[Start DATA]

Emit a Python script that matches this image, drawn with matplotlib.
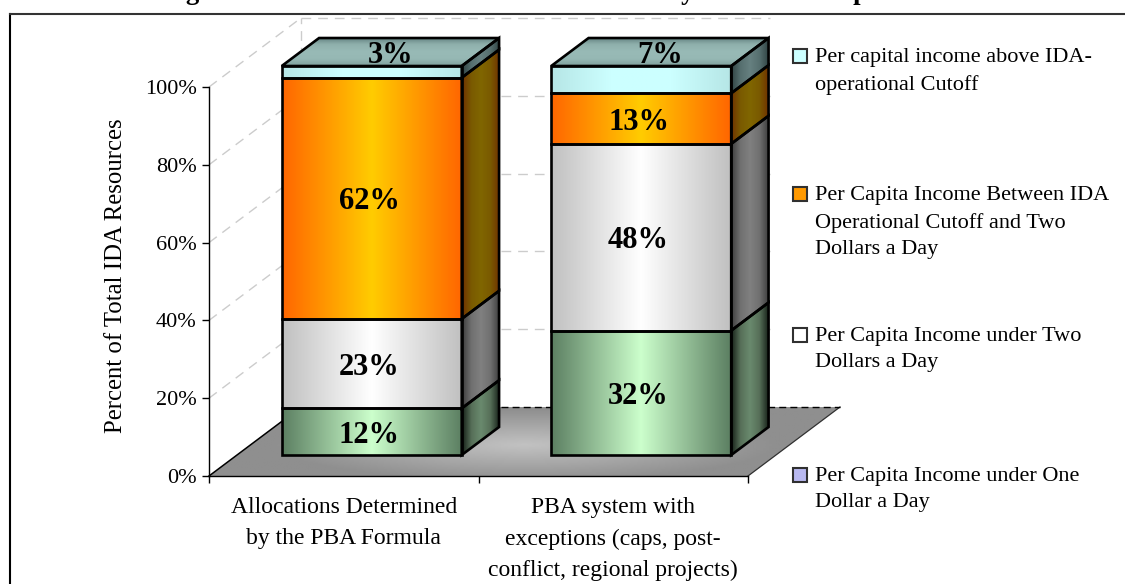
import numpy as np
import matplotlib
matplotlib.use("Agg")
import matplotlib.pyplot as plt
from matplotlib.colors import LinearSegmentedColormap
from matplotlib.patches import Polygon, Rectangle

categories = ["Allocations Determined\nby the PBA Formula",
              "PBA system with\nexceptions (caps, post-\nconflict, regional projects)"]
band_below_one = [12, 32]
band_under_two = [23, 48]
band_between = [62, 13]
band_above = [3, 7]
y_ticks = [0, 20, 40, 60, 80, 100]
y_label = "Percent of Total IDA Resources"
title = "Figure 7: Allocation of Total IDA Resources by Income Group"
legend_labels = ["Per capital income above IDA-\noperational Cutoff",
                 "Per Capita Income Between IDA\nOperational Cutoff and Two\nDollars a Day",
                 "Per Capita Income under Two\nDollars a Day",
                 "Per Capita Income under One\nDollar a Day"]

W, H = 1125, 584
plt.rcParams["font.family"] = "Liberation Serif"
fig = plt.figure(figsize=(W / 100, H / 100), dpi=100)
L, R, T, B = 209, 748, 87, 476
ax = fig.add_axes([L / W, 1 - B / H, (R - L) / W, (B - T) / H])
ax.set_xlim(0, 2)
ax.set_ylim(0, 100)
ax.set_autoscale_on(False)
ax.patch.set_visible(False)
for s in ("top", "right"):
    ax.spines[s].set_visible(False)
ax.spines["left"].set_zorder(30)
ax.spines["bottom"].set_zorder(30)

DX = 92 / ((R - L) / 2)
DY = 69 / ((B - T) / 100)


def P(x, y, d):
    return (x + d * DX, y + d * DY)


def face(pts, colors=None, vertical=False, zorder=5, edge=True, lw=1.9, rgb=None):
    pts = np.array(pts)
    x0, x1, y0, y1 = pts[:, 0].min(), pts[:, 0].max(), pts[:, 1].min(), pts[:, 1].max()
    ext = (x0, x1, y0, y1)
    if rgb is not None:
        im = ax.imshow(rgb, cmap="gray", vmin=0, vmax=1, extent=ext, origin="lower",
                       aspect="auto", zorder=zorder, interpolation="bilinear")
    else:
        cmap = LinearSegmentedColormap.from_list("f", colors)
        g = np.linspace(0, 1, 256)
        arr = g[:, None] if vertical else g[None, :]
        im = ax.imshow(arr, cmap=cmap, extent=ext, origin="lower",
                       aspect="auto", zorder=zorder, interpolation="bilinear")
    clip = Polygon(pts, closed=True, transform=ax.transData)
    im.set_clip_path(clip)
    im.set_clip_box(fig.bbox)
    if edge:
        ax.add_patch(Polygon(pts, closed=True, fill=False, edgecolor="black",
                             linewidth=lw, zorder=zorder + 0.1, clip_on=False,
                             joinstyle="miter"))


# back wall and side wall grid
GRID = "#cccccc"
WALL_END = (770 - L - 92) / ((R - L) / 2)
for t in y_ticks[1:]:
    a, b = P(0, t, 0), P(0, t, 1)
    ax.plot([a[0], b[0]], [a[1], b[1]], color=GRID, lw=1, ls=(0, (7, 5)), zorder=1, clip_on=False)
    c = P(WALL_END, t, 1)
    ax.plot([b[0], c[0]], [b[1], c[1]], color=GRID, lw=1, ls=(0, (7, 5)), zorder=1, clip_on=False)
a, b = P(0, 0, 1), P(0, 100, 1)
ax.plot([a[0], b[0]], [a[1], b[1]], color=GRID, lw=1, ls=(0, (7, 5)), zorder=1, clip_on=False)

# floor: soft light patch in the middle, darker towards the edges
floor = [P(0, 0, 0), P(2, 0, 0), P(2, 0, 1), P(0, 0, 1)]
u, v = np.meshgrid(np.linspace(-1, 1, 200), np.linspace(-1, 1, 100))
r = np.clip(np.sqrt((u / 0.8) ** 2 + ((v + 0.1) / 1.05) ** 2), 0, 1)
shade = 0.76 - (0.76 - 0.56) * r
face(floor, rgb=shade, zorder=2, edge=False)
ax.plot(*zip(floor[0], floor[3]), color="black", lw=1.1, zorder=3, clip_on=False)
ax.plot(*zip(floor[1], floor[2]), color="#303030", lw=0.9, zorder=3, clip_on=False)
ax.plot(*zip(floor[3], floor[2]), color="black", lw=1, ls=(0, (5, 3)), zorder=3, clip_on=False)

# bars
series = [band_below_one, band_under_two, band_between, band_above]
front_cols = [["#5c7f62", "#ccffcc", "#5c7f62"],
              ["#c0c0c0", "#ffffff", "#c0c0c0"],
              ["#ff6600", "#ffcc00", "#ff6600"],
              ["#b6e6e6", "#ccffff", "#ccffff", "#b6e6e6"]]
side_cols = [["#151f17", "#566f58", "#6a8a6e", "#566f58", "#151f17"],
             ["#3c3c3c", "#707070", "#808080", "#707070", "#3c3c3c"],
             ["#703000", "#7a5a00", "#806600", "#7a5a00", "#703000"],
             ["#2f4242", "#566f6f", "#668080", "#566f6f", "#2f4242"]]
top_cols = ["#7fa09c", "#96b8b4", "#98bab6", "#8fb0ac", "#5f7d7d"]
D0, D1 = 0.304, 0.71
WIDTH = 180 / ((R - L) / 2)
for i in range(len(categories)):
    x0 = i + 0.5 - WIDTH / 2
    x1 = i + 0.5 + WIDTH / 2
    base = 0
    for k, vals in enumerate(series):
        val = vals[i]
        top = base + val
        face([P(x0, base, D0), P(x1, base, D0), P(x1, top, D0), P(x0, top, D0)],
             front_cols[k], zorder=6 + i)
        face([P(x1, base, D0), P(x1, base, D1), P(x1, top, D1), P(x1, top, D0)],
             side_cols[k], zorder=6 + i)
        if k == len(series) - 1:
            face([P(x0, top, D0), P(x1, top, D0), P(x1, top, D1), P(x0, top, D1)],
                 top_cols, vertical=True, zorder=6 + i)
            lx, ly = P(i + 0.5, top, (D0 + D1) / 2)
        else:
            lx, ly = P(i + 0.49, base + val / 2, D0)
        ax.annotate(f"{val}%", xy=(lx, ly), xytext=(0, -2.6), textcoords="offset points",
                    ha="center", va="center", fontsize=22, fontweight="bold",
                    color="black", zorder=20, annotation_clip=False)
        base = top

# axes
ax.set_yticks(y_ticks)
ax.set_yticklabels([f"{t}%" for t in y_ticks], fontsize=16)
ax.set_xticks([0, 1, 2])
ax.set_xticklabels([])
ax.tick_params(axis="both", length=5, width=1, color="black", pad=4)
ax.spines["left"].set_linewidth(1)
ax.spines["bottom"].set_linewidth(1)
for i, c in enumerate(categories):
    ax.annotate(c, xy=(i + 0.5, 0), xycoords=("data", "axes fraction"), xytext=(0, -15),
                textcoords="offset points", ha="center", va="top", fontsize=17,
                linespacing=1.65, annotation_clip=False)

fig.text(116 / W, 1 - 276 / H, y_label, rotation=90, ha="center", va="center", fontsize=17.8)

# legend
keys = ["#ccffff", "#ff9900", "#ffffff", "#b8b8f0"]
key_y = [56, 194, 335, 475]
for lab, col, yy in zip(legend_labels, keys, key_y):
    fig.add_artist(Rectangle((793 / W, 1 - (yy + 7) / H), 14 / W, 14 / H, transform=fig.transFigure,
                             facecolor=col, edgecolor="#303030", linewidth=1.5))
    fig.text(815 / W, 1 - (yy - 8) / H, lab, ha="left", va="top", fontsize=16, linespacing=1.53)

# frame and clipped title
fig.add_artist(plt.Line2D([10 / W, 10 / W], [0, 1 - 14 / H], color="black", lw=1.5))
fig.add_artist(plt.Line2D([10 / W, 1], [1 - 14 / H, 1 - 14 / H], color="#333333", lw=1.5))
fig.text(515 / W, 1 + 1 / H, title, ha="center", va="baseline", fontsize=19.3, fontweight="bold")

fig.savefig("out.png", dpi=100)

[End DATA]

PROBLEM DETAILS: Please write out all the data again word for word, but not the pictures.

THE SOLUTION:
Emit a Python script that matches this image, drawn with matplotlib.
import numpy as np
import matplotlib
matplotlib.use("Agg")
import matplotlib.pyplot as plt
from matplotlib.colors import LinearSegmentedColormap
from matplotlib.patches import Polygon, Rectangle

categories = ["Allocations Determined\nby the PBA Formula",
              "PBA system with\nexceptions (caps, post-\nconflict, regional projects)"]
band_below_one = [12, 32]
band_under_two = [23, 48]
band_between = [62, 13]
band_above = [3, 7]
y_ticks = [0, 20, 40, 60, 80, 100]
y_label = "Percent of Total IDA Resources"
title = "Figure 7: Allocation of Total IDA Resources by Income Group"
legend_labels = ["Per capital income above IDA-\noperational Cutoff",
                 "Per Capita Income Between IDA\nOperational Cutoff and Two\nDollars a Day",
                 "Per Capita Income under Two\nDollars a Day",
                 "Per Capita Income under One\nDollar a Day"]

W, H = 1125, 584
plt.rcParams["font.family"] = "Liberation Serif"
fig = plt.figure(figsize=(W / 100, H / 100), dpi=100)
L, R, T, B = 209, 748, 87, 476
ax = fig.add_axes([L / W, 1 - B / H, (R - L) / W, (B - T) / H])
ax.set_xlim(0, 2)
ax.set_ylim(0, 100)
ax.set_autoscale_on(False)
ax.patch.set_visible(False)
for s in ("top", "right"):
    ax.spines[s].set_visible(False)
ax.spines["left"].set_zorder(30)
ax.spines["bottom"].set_zorder(30)

DX = 92 / ((R - L) / 2)
DY = 69 / ((B - T) / 100)


def P(x, y, d):
    return (x + d * DX, y + d * DY)


def face(pts, colors=None, vertical=False, zorder=5, edge=True, lw=1.9, rgb=None):
    pts = np.array(pts)
    x0, x1, y0, y1 = pts[:, 0].min(), pts[:, 0].max(), pts[:, 1].min(), pts[:, 1].max()
    ext = (x0, x1, y0, y1)
    if rgb is not None:
        im = ax.imshow(rgb, cmap="gray", vmin=0, vmax=1, extent=ext, origin="lower",
                       aspect="auto", zorder=zorder, interpolation="bilinear")
    else:
        cmap = LinearSegmentedColormap.from_list("f", colors)
        g = np.linspace(0, 1, 256)
        arr = g[:, None] if vertical else g[None, :]
        im = ax.imshow(arr, cmap=cmap, extent=ext, origin="lower",
                       aspect="auto", zorder=zorder, interpolation="bilinear")
    clip = Polygon(pts, closed=True, transform=ax.transData)
    im.set_clip_path(clip)
    im.set_clip_box(fig.bbox)
    if edge:
        ax.add_patch(Polygon(pts, closed=True, fill=False, edgecolor="black",
                             linewidth=lw, zorder=zorder + 0.1, clip_on=False,
                             joinstyle="miter"))


# back wall and side wall grid
GRID = "#cccccc"
WALL_END = (770 - L - 92) / ((R - L) / 2)
for t in y_ticks[1:]:
    a, b = P(0, t, 0), P(0, t, 1)
    ax.plot([a[0], b[0]], [a[1], b[1]], color=GRID, lw=1, ls=(0, (7, 5)), zorder=1, clip_on=False)
    c = P(WALL_END, t, 1)
    ax.plot([b[0], c[0]], [b[1], c[1]], color=GRID, lw=1, ls=(0, (7, 5)), zorder=1, clip_on=False)
a, b = P(0, 0, 1), P(0, 100, 1)
ax.plot([a[0], b[0]], [a[1], b[1]], color=GRID, lw=1, ls=(0, (7, 5)), zorder=1, clip_on=False)

# floor: soft light patch in the middle, darker towards the edges
floor = [P(0, 0, 0), P(2, 0, 0), P(2, 0, 1), P(0, 0, 1)]
u, v = np.meshgrid(np.linspace(-1, 1, 200), np.linspace(-1, 1, 100))
r = np.clip(np.sqrt((u / 0.8) ** 2 + ((v + 0.1) / 1.05) ** 2), 0, 1)
shade = 0.76 - (0.76 - 0.56) * r
face(floor, rgb=shade, zorder=2, edge=False)
ax.plot(*zip(floor[0], floor[3]), color="black", lw=1.1, zorder=3, clip_on=False)
ax.plot(*zip(floor[1], floor[2]), color="#303030", lw=0.9, zorder=3, clip_on=False)
ax.plot(*zip(floor[3], floor[2]), color="black", lw=1, ls=(0, (5, 3)), zorder=3, clip_on=False)

# bars
series = [band_below_one, band_under_two, band_between, band_above]
front_cols = [["#5c7f62", "#ccffcc", "#5c7f62"],
              ["#c0c0c0", "#ffffff", "#c0c0c0"],
              ["#ff6600", "#ffcc00", "#ff6600"],
              ["#b6e6e6", "#ccffff", "#ccffff", "#b6e6e6"]]
side_cols = [["#151f17", "#566f58", "#6a8a6e", "#566f58", "#151f17"],
             ["#3c3c3c", "#707070", "#808080", "#707070", "#3c3c3c"],
             ["#703000", "#7a5a00", "#806600", "#7a5a00", "#703000"],
             ["#2f4242", "#566f6f", "#668080", "#566f6f", "#2f4242"]]
top_cols = ["#7fa09c", "#96b8b4", "#98bab6", "#8fb0ac", "#5f7d7d"]
D0, D1 = 0.304, 0.71
WIDTH = 180 / ((R - L) / 2)
for i in range(len(categories)):
    x0 = i + 0.5 - WIDTH / 2
    x1 = i + 0.5 + WIDTH / 2
    base = 0
    for k, vals in enumerate(series):
        val = vals[i]
        top = base + val
        face([P(x0, base, D0), P(x1, base, D0), P(x1, top, D0), P(x0, top, D0)],
             front_cols[k], zorder=6 + i)
        face([P(x1, base, D0), P(x1, base, D1), P(x1, top, D1), P(x1, top, D0)],
             side_cols[k], zorder=6 + i)
        if k == len(series) - 1:
            face([P(x0, top, D0), P(x1, top, D0), P(x1, top, D1), P(x0, top, D1)],
                 top_cols, vertical=True, zorder=6 + i)
            lx, ly = P(i + 0.5, top, (D0 + D1) / 2)
        else:
            lx, ly = P(i + 0.49, base + val / 2, D0)
        ax.annotate(f"{val}%", xy=(lx, ly), xytext=(0, -2.6), textcoords="offset points",
                    ha="center", va="center", fontsize=22, fontweight="bold",
                    color="black", zorder=20, annotation_clip=False)
        base = top

# axes
ax.set_yticks(y_ticks)
ax.set_yticklabels([f"{t}%" for t in y_ticks], fontsize=16)
ax.set_xticks([0, 1, 2])
ax.set_xticklabels([])
ax.tick_params(axis="both", length=5, width=1, color="black", pad=4)
ax.spines["left"].set_linewidth(1)
ax.spines["bottom"].set_linewidth(1)
for i, c in enumerate(categories):
    ax.annotate(c, xy=(i + 0.5, 0), xycoords=("data", "axes fraction"), xytext=(0, -15),
                textcoords="offset points", ha="center", va="top", fontsize=17,
                linespacing=1.65, annotation_clip=False)

fig.text(116 / W, 1 - 276 / H, y_label, rotation=90, ha="center", va="center", fontsize=17.8)

# legend
keys = ["#ccffff", "#ff9900", "#ffffff", "#b8b8f0"]
key_y = [56, 194, 335, 475]
for lab, col, yy in zip(legend_labels, keys, key_y):
    fig.add_artist(Rectangle((793 / W, 1 - (yy + 7) / H), 14 / W, 14 / H, transform=fig.transFigure,
                             facecolor=col, edgecolor="#303030", linewidth=1.5))
    fig.text(815 / W, 1 - (yy - 8) / H, lab, ha="left", va="top", fontsize=16, linespacing=1.53)

# frame and clipped title
fig.add_artist(plt.Line2D([10 / W, 10 / W], [0, 1 - 14 / H], color="black", lw=1.5))
fig.add_artist(plt.Line2D([10 / W, 1], [1 - 14 / H, 1 - 14 / H], color="#333333", lw=1.5))
fig.text(515 / W, 1 + 1 / H, title, ha="center", va="baseline", fontsize=19.3, fontweight="bold")

fig.savefig("out.png", dpi=100)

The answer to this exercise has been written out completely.